Since Colorado’s legalization of recreational marijuana in 2012, the state has been very clear on not allowing any form of public consumption of cannabis outside of the home or private spaces… until now. An initiative called the Neighborhood-Supported Cannabis Consumption Pilot Program, designed to create social smoking areas for cannabis users over 21, was approved by the Denver Elections Division on Thursday. Supporters of the initiative turned in 10,800 signatures supporting the proposal, well above the minimum 4,726 signatures required. The measure will now appear on the November 8th ballot, allowing the residents of Denver, Colorado to decide on whether or not to pass the initiative.
Inside the Neighborhood-Supported Cannabis Consumption Pilot Program
The Neighborhood-Supported Cannabis Consumption Pilot Program would allow for businesses such as cafes, bars and even yoga studios to create an indoor or outdoor area that would permit the social consumption of marijuana to take place. This social smoking area would need to be approved by an eligible organization or association representing the neighborhood or business improvement district. The location of the public smoking area must comply with the Colorado Clean Indoor Air Act, meaning that the smoking area must not interfere with regular public places. It must be contained and restricted to people over the age of 21 and it must be at least 1000 feet away from any schools. According to the language on the ballot, the marijuana smoking area “cannot be visible from a public right-of-way or a place where children congregate.” The initiative could also open the door for tourists to be able to stay at hotels that permit smoking.
A Grace Period for Social Smoking
The initiative is designed to be studied and monitored by a task force who will evaluate the impact of the measure until December 31, 2020, which is when the program will expire. At this point in time, the city can decide to apply more regulations and generally tweak the program. The city also has the option to terminate the program altogether or make it permanent, depending on the evaluation and recommendations offered by the task force at the end of 2020. Of course, if regulations governing marijuana change before that date, the city has the option to terminate the program sooner.
A similar measure created by Denver NORML was not able to get the signatures required to appear on the ballot. Denver’s Mayor Michael Hancock hasn’t taken any stance on the measure in general, allowing the residents of Denver to decide on whether the proposal should pass. There are already a few towns in Colorado that have already allowed for public social smoking clubs for cannabis users.

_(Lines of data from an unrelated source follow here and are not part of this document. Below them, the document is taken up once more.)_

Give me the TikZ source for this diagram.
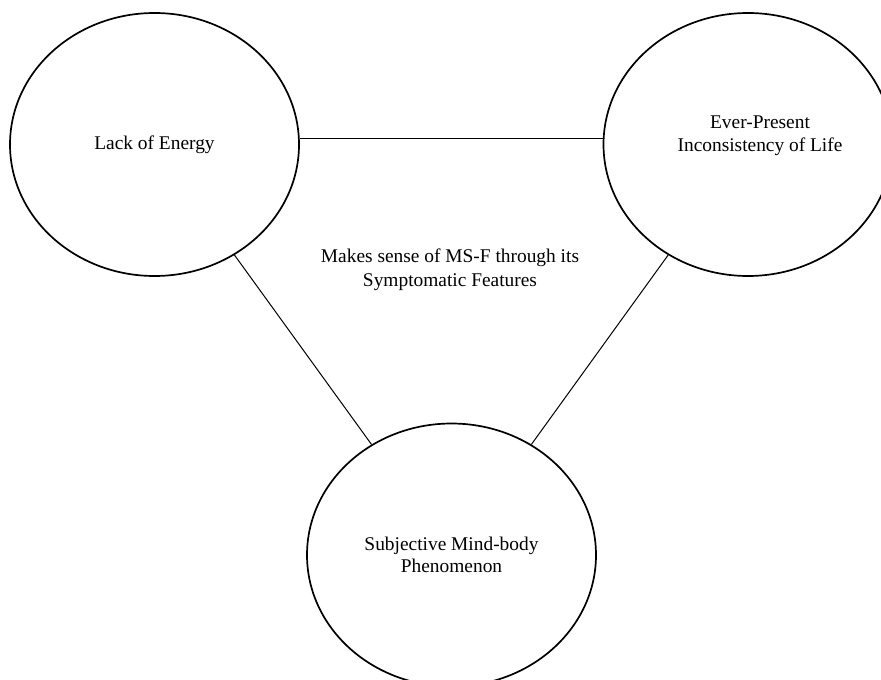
\documentclass[tikz,border=0pt]{standalone}
\usepackage{fontspec}
\setmainfont{Liberation Serif}
\usetikzlibrary{shapes.geometric}
\tikzset{
	bubble/.style={draw,ellipse,align=center,line width=0.85pt,minimum width=144.5pt,minimum height=131.5pt,inner sep=0pt},
	link/.style={line width=0.5pt},
	every node/.style={font=\fontsize{9.7}{11.3}\selectfont}
}

\begin{document}
\begin{tikzpicture}[x=0.5pt,y=-0.5pt]
			\path[use as bounding box,clip] (0,0) rectangle (881,679);
			\node[bubble] (energy) at (154.5,144.5) {\raisebox{1.5pt}{Lack of Energy}};
			\node[bubble,label={[align=center,xshift=6pt,yshift=4.5pt]center:{Ever-Present\\Inconsistency of Life}}] (life) at (748,144.5) {};
			\node[bubble] (mind) at (451.5,555) {Subjective Mind-body\\Phenomenon};
			\node[align=center,font=\fontsize{9.7}{12}\selectfont] (sense) at (450,270) {Makes sense of MS-F through its\\Symptomatic Features};
			
			\draw[link] ([yshift=2.75pt]energy.east) -- ([yshift=2.75pt]life.west);
			\draw[link] (energy) -- (mind);
			\draw[link] (life) -- (mind);
		\end{tikzpicture}
\end{document}
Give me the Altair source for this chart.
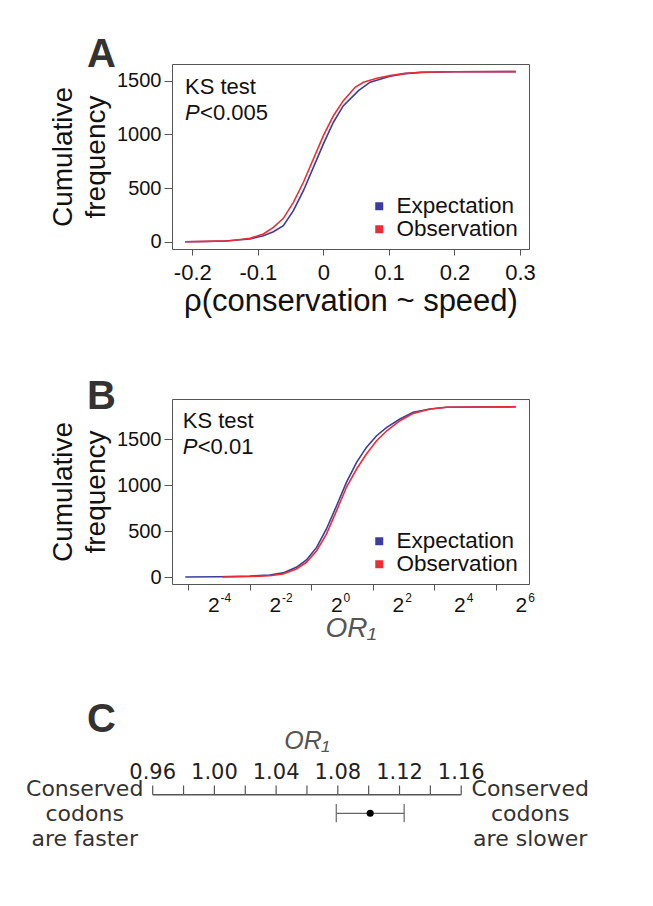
import altair as alt
import pandas as pd

FONT = "Liberation Sans"
CFONT = "DejaVu Sans"
BLUE = "#3a3d9c"
RED = "#ec2d36"
FRAME = "#555555"

# ---------------- Panel A : rho(conservation ~ speed) ----------------
a_exp_x = [-0.211, -0.18, -0.15, -0.1119, -0.0916, -0.0763, -0.0611, -0.0458, -0.0305,
           -0.0153, 0.0, 0.0153, 0.0305, 0.0535, 0.0713, 0.0916, 0.1018, 0.125, 0.15, 0.2, 0.2936]
a_exp_y = [0, 2, 6, 25, 56, 93, 149, 289, 475, 693, 911, 1113, 1267, 1407, 1486, 1523, 1541,
           1566, 1578, 1584, 1585]
a_obs_x = [-0.211, -0.18, -0.1424, -0.1119, -0.0916, -0.0763, -0.0611, -0.0458, -0.0305,
           -0.0153, 0.0, 0.0153, 0.0305, 0.0484, 0.0611, 0.0815, 0.1018, 0.125, 0.15, 0.2, 0.2936]
a_obs_y = [0, 3, 9, 32, 72, 134, 218, 367, 554, 771, 988, 1174, 1314, 1439, 1486, 1523, 1547,
           1568, 1579, 1584, 1585]
a_xticks = [-0.2, -0.1, 0.0, 0.1, 0.2, 0.3]
a_yticks = [0, 500, 1000, 1500]
a_notes = ["KS test", "P", "<0.005"]

# ---------------- Panel B : OR1 (log2 scale) ----------------
b_exp_x = [-5.1, -4.0, -3.0, -2.355, -1.92, -1.49, -1.16, -0.83, -0.51, -0.18, 0.14, 0.47,
           0.79, 1.12, 1.45, 1.88, 2.31, 2.86, 3.4, 4.2, 5.65]
b_exp_y = [0, 2, 10, 21, 45, 105, 185, 322, 522, 775, 1029, 1246, 1409, 1536, 1627, 1717,
           1790, 1826, 1845, 1848, 1850]
b_obs_x = [-3.9, -3.0, -2.355, -1.92, -1.49, -1.16, -0.83, -0.51, -0.18, 0.14, 0.47, 0.79,
           1.12, 1.45, 1.88, 2.31, 2.86, 3.4, 4.2, 5.65]
b_obs_y = [0, 5, 14, 33, 87, 160, 286, 467, 721, 975, 1174, 1337, 1482, 1590, 1699, 1779,
           1826, 1845, 1848, 1850]
b_xticks = [-5, -4, -3, -2, -1, 0, 1, 2, 3, 4, 5, 6]
b_lbl_pos = [-4, -2, 0, 2, 4, 6]
b_lbl_base = ["2", "2", "2", "2", "2", "2"]
b_lbl_exp = ["-4", "-2", "0", "2", "4", "6"]
b_yticks = [0, 500, 1000, 1500]
b_notes = ["KS test", "P", "<0.01"]

# ---------------- Panel C : OR1 estimate ----------------
c_minor = [0.96, 0.98, 1.00, 1.02, 1.04, 1.06, 1.08, 1.10, 1.12, 1.14, 1.16]
c_major = [0.96, 1.00, 1.04, 1.08, 1.12, 1.16]
c_major_lbl = ["0.96", "1.00", "1.04", "1.08", "1.12", "1.16"]
c_est, c_lo, c_hi = 1.101, 1.079, 1.123
c_left = ["Conserved", "codons", "are faster"]
c_right = ["Conserved", "codons", "are slower"]

series = ["Expectation", "Observation"]
color_scale = alt.Scale(domain=series, range=[BLUE, RED])


def legend():
    return alt.Legend(orient="none", legendX=196, legendY=131, title=None,
                      symbolType="square", symbolSize=16, symbolStrokeWidth=4,
                      labelFontSize=22.5, labelFont=FONT, labelColor="#111",
                      labelOffset=6, rowPadding=0, padding=0)


def letter(t, dy):
    return alt.TitleParams(t, anchor="start", frame="group", align="left",
                           baseline="alphabetic", offset=0, dx=-85, dy=dy,
                           fontSize=40, fontWeight="bold", color="#333", font=FONT)


def cdf_panel(ex, ey, ox, oy, xenc_kwargs, yenc_kwargs, notes, note_xy, title, extra=()):
    d_exp = pd.DataFrame({"x": ex, "y": ey, "s": series[0]})
    d_obs = pd.DataFrame({"x": ox, "y": oy, "s": series[1]})
    x = alt.X("x:Q", **xenc_kwargs)
    y = alt.Y("y:Q", **yenc_kwargs)
    col = alt.Color("s:N", scale=color_scale, legend=legend())
    l1 = alt.Chart(d_exp).mark_line(strokeWidth=1.6).encode(x=x, y=y, color=col)
    l2 = alt.Chart(d_obs).mark_line(strokeWidth=1.6).encode(x=x, y=y, color=col)
    (nx, ny1, ny2) = note_xy
    n1 = alt.Chart(pd.DataFrame({"x": [nx], "y": [ny1], "t": [notes[0]]})).mark_text(
        align="left", baseline="alphabetic", fontSize=22, font=FONT, color="#111"
    ).encode(x="x:Q", y="y:Q", text="t:N")
    n2 = alt.Chart(pd.DataFrame({"x": [nx], "y": [ny2], "t": [notes[1]]})).mark_text(
        align="left", baseline="alphabetic", fontSize=22, font=FONT, fontStyle="italic", color="#111"
    ).encode(x="x:Q", y="y:Q", text="t:N")
    n3 = alt.Chart(pd.DataFrame({"x": [nx], "y": [ny2], "t": [notes[2]]})).mark_text(
        align="left", baseline="alphabetic", fontSize=22, font=FONT, dx=15, color="#111"
    ).encode(x="x:Q", y="y:Q", text="t:N")
    return alt.layer(l1, l2, n1, n2, n3, *extra).properties(
        width=357, height=185, title=title,
        view=alt.ViewBackground(stroke=FRAME, strokeWidth=1))


yaxis = dict(grid=False, domain=False, tickSize=8, tickColor=FRAME, labelPadding=3,
             labelFontSize=20, labelColor="#111", labelFont=FONT, format="d",
             title=["Cumulative", "frequency"], titleFontSize=28, titleLineHeight=33,
             titleFontWeight="normal", titleColor="#111", titleFont=FONT, titlePadding=6)

panel_a = cdf_panel(
    a_exp_x, a_exp_y, a_obs_x, a_obs_y,
    dict(scale=alt.Scale(domain=[-0.231, 0.3137], nice=False, zero=False),
         axis=alt.Axis(values=a_xticks, grid=False, domain=False, tickSize=6, tickColor=FRAME,
                       labelPadding=7, labelFontSize=22, labelColor="#111", labelFont=FONT,
                       labelExpr="datum.value == 0 ? '0' : (datum.value < 0 ? '-' : '') + format(abs(datum.value), '.1f')",
                       title="ρ(conservation ~ speed)", titleFontSize=31, titleFontWeight="normal",
                       titleColor="#111", titleFont=FONT, titlePadding=3)),
    dict(scale=alt.Scale(domain=[-68, 1655.6], nice=False, zero=False),
         axis=alt.Axis(values=a_yticks, **yaxis)),
    a_notes, (-0.2111, 1376, 1134), letter("A", 43))

# tick labels 2^k of panel B, drawn as base "2" plus a raised exponent
b_base = alt.Chart(pd.DataFrame({"x": b_lbl_pos, "y": -384, "t": b_lbl_base})).mark_text(
    align="right", baseline="alphabetic", fontSize=21, font=FONT, color="#111", dx=0.5
).encode(x="x:Q", y="y:Q", text="t:N")
b_exp = alt.Chart(pd.DataFrame({"x": b_lbl_pos, "y": -275, "t": b_lbl_exp})).mark_text(
    align="left", baseline="alphabetic", fontSize=12, font=FONT, color="#111", dx=1.5
).encode(x="x:Q", y="y:Q", text="t:N")

panel_b = cdf_panel(
    b_exp_x, b_exp_y, b_obs_x, b_obs_y,
    dict(scale=alt.Scale(domain=[-5.53, 6.075], nice=False, zero=False),
         axis=alt.Axis(values=b_xticks, grid=False, domain=False, tickSize=6, tickColor=FRAME,
                       labels=False,
                       title="OR₁", titleFontSize=28, titleFontWeight="normal",
                       titleFontStyle="italic", titleColor="#555", titleFont=FONT, titlePadding=24)),
    dict(scale=alt.Scale(domain=[-76, 1935], nice=False, zero=False),
         axis=alt.Axis(values=b_yticks, **yaxis)),
    b_notes, (-5.18, 1620, 1337), letter("B", 50), extra=(b_base, b_exp))

# ---------------- Panel C chart ----------------
cx = alt.Scale(domain=[0.97251, 1.20395], nice=False, zero=False)
cy = alt.Scale(domain=[0, 120], nice=False, zero=False, reverse=True)
AXIS_Y, TICK_TOP, LBL_Y, TITLE_Y, EST_Y = 60.7, 51.5, 45, 15, 79.3
TEXT_Y = [61.7, 86.7, 111.7]

axis_line = alt.Chart(pd.DataFrame({"a": [c_minor[0]], "b": [c_minor[-1]], "y": [AXIS_Y]})).mark_rule(
    color=FRAME, strokeWidth=1.5).encode(
    x=alt.X("a:Q", scale=cx, axis=None), x2="b:Q", y=alt.Y("y:Q", scale=cy, axis=None))
ticks = alt.Chart(pd.DataFrame({"a": c_minor, "y": TICK_TOP, "y2": AXIS_Y})).mark_rule(
    color=FRAME, strokeWidth=1.2).encode(
    x=alt.X("a:Q", scale=cx, axis=None), y=alt.Y("y:Q", scale=cy, axis=None), y2="y2:Q")
tick_lbl = alt.Chart(pd.DataFrame({"a": c_major, "t": c_major_lbl, "y": LBL_Y})).mark_text(
    baseline="alphabetic", fontSize=21, font=CFONT, color="#222").encode(
    x=alt.X("a:Q", scale=cx, axis=None), y=alt.Y("y:Q", scale=cy, axis=None), text="t:N")
c_title = alt.Chart(pd.DataFrame({"a": [(c_minor[0] + c_minor[-1]) / 2], "t": ["OR₁"], "y": [TITLE_Y]})).mark_text(
    baseline="alphabetic", fontSize=25, font=FONT, fontStyle="italic", color="#555").encode(
    x=alt.X("a:Q", scale=cx, axis=None), y=alt.Y("y:Q", scale=cy, axis=None), text="t:N")
ci = alt.Chart(pd.DataFrame({"a": [c_lo], "b": [c_hi], "y": [EST_Y]})).mark_rule(
    color="#666", strokeWidth=1.2).encode(
    x=alt.X("a:Q", scale=cx, axis=None), x2="b:Q", y=alt.Y("y:Q", scale=cy, axis=None))
caps = alt.Chart(pd.DataFrame({"a": [c_lo, c_hi], "y": EST_Y - 9.3, "y2": EST_Y + 9})).mark_rule(
    color="#666", strokeWidth=1.2).encode(
    x=alt.X("a:Q", scale=cx, axis=None), y=alt.Y("y:Q", scale=cy, axis=None), y2="y2:Q")
pt = alt.Chart(pd.DataFrame({"a": [c_est], "y": [EST_Y]})).mark_circle(
    size=50, color="black", opacity=1).encode(
    x=alt.X("a:Q", scale=cx, axis=None), y=alt.Y("y:Q", scale=cy, axis=None))
left_txt = alt.Chart(pd.DataFrame({"a": c_minor[0], "t": c_left, "y": TEXT_Y})).mark_text(
    baseline="alphabetic", align="center", dx=-68, fontSize=22, font=CFONT, color="#333").encode(
    x=alt.X("a:Q", scale=cx, axis=None), y=alt.Y("y:Q", scale=cy, axis=None), text="t:N")
right_txt = alt.Chart(pd.DataFrame({"a": c_minor[-1], "t": c_right, "y": TEXT_Y})).mark_text(
    baseline="alphabetic", align="center", dx=69, fontSize=22, font=CFONT, color="#333").encode(
    x=alt.X("a:Q", scale=cx, axis=None), y=alt.Y("y:Q", scale=cy, axis=None), text="t:N")

panel_c = alt.layer(axis_line, ticks, tick_lbl, c_title, ci, caps, pt, left_txt, right_txt).properties(
    width=357, height=120, title=letter("C", 43))

chart = alt.vconcat(panel_a, panel_b, panel_c, spacing=150, bounds="flush").resolve_scale(
    color="independent").properties(
    padding={"left": 18, "top": 26, "right": 5, "bottom": 5}
).configure(font=FONT).configure_view(stroke=None)

chart.save("out.html", embed_options={"renderer": "svg", "actions": False})
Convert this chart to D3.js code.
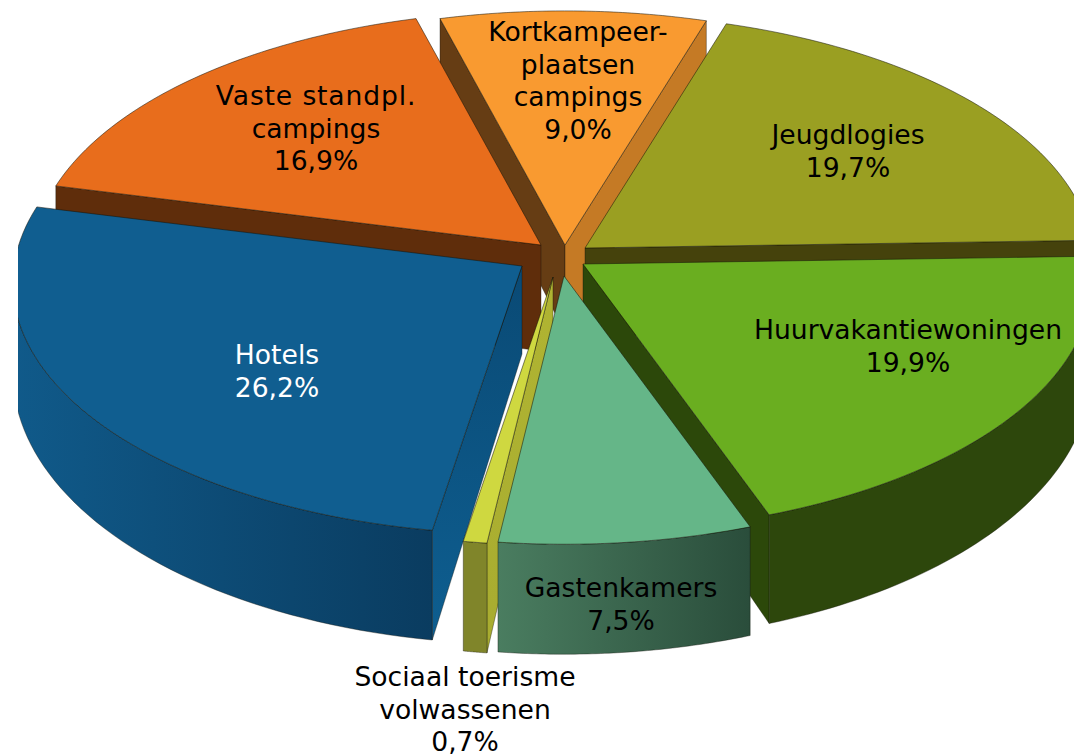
<!DOCTYPE html>
<html><head><meta charset="utf-8">
<script src="https://cdn.jsdelivr.net/npm/d3@7"></script>
<style>html,body{margin:0;padding:0;background:#fff;overflow:hidden}svg{display:block}
text{font-family:"DejaVu Sans",Verdana,sans-serif;font-size:26.6px;text-anchor:middle}</style>
</head><body><svg id="c" width="1074" height="756"></svg>
<script>
// data, clockwise from the far side
const categories = ["Kortkampeerplaatsen campings","Jeugdlogies","Huurvakantiewoningen","Gastenkamers","Sociaal toerisme volwassenen","Hotels","Vaste standpl. campings"];
const values = [9.0,19.7,19.9,7.5,0.7,26.2,16.9];
const valueLabels = ["9,0%","19,7%","19,9%","7,5%","0,7%","26,2%","16,9%"];
const nameLines = [["Kortkampeer-","plaatsen","campings"],["Jeugdlogies"],["Huurvakantiewoningen"],["Gastenkamers"],["Sociaal toerisme","volwassenen"],["Hotels"],["Vaste standpl.","campings"]];

// layout and style
const apexX = [565,585,583,564,553,522,541];
const apexY = [245,248,264,276,277,266,245];
const baseDepth = [88,88,88,88,88,88,106];
const labelX = [578,848,908,621,465,277,316];
const labelY = [41,144,339,597,686,364,105];
const labelLetterSpacing = [0,0,0,0,0,0,0.85];
const labelFill = ["#000","#000","#000","#000","#000","#fff","#000"];
const topFill = ["#f99a30","#9a9f22","#6aae20","#65b688","#cfd840","#105e90","#e86d1c"];
const startWallFar = ["#663d14","#45420c","#2c480a","#47795c","#b0b432","#0a4a75","#5f2d0b"];
const startWallNear = ["#663d14","#45420c","#2c480a","#47795c","#a8ac30","#0e5e90","#5f2d0b"];
const endWall = ["#c57a25","#45420c","#2c480a","#2b4f3c","#b0b432","#0b4c78","#5f2d0b"];
const arcLeft = ["#663d14","#45420c","#2d470c","#4a7d60","#80852a","#105a8a","#5f2d0b"];
const arcRight = ["#c57a25","#45420c","#2d470c","#2a4d3b","#80852a","#0a3c60","#5f2d0b"];
const paintOrder = [0,6,1,2,5,4,3];
const leftCrop = 18;

const RX = 508, RY = 250, K = 0.068, DEPTH_SLOPE = 22;
const START = -15.2 * Math.PI / 180;

const pie = d3.pie().sort(null).startAngle(START).endAngle(START + 2*Math.PI);
const arcs = pie(values);
const svg = d3.select("#c");
const defs = svg.append("defs");
defs.append("clipPath").attr("id","crop").append("rect")
  .attr("x",leftCrop).attr("y",0).attr("width",1074-leftCrop).attr("height",756);
const line = d3.line().x(d=>d[0]).y(d=>d[1]);
const edge = "rgba(20,20,10,.75)";

function pt(i, a, r){
  const u = Math.sin(a)*r, v = Math.cos(a)*r, s = 1/(1+K*v);
  return {x: apexX[i]+RX*u*s, y: apexY[i]-RY*v*s, d: baseDepth[i]-DEPTH_SLOPE*v};
}
const upper = p => [p.x,p.y];
const lower = p => [p.x,p.y+p.d];
// a radial wall shows only when the top face lies above its edge
function wallFaces(c,p,m){
  const side = (p.x-c.x)*(m.y-c.y)-(p.y-c.y)*(m.x-c.x);
  return side*Math.sign(p.x-c.x) < 0;
}
function gradient(id,from,to,vertical){
  const lg = defs.append("linearGradient").attr("id",id);
  if(vertical) lg.attr("x1",0).attr("y1",0).attr("x2",0).attr("y2",1);
  lg.append("stop").attr("offset",0).attr("stop-color",from);
  lg.append("stop").attr("offset",1).attr("stop-color",to);
  return `url(#${id})`;
}

const root = svg.append("g").attr("clip-path","url(#crop)");
paintOrder.forEach(i=>{
  const a0 = arcs[i].startAngle, a1 = arcs[i].endAngle;
  const g = root.append("g").attr("data-name",categories[i]);
  const c = pt(i,0,0), p0 = pt(i,a0,1), p1 = pt(i,a1,1), mid = pt(i,(a0+a1)/2,1);
  const angles = d3.range(0,61).map(t=>a0+(a1-a0)*t/60);
  const rim = angles.map(a=>pt(i,a,1));
  const front = angles.filter(a=>Math.cos(a)<=0).map(a=>pt(i,a,1));
  // radial walls
  if(wallFaces(c,p0,mid)) g.append("path").attr("d",line([upper(c),upper(p0),lower(p0),lower(c)])+"Z")
    .attr("fill",gradient("s"+i,startWallFar[i],startWallNear[i],true)).attr("stroke",edge).attr("stroke-width",.5);
  if(wallFaces(c,p1,mid)) g.append("path").attr("d",line([upper(c),upper(p1),lower(p1),lower(c)])+"Z")
    .attr("fill",endWall[i]).attr("stroke",edge).attr("stroke-width",.5);
  // outer wall
  if(front.length>1){
    g.append("path").attr("d",line(front.map(upper).concat(front.slice().reverse().map(lower)))+"Z")
      .attr("fill",gradient("w"+i,arcLeft[i],arcRight[i],false)).attr("stroke",edge).attr("stroke-width",.5);
  }
  // top face
  g.append("path").attr("d",line([upper(c)].concat(rim.map(upper)))+"Z")
    .attr("fill",topFill[i]).attr("stroke",edge).attr("stroke-width",.7).attr("stroke-linejoin","round");
});

// labels
categories.forEach((n,i)=>{
  const lines = nameLines[i].concat([valueLabels[i]]);
  const t = svg.append("text").attr("fill",labelFill[i]);
  lines.forEach((l,j)=>t.append("tspan").attr("x",labelX[i]).attr("y",labelY[i]+j*32.6)
    .attr("letter-spacing",j===0?labelLetterSpacing[i]:0).text(l));
});
</script></body></html>
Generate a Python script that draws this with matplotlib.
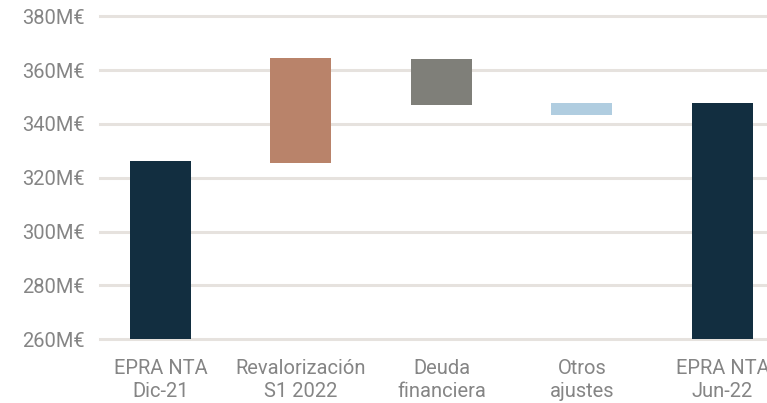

The Future of the Initiative
Kayvan Khalatbari of Denver Relief Consulting has been behind the pilot program. Khalatbari has expressed that they will be looking for support from businesses as they begin the campaign to get public approval for the initiative. They have already signed up 50, including some big name marijuana businesses and they aim to get the support of 500 businesses total. The campaign will also include outreach to Denver neighborhoods, discussing the measure and answering questions. The program would allow for other states contemplating legalization to see how an initiative like this would work, paving the way for safer social smoking options in the future.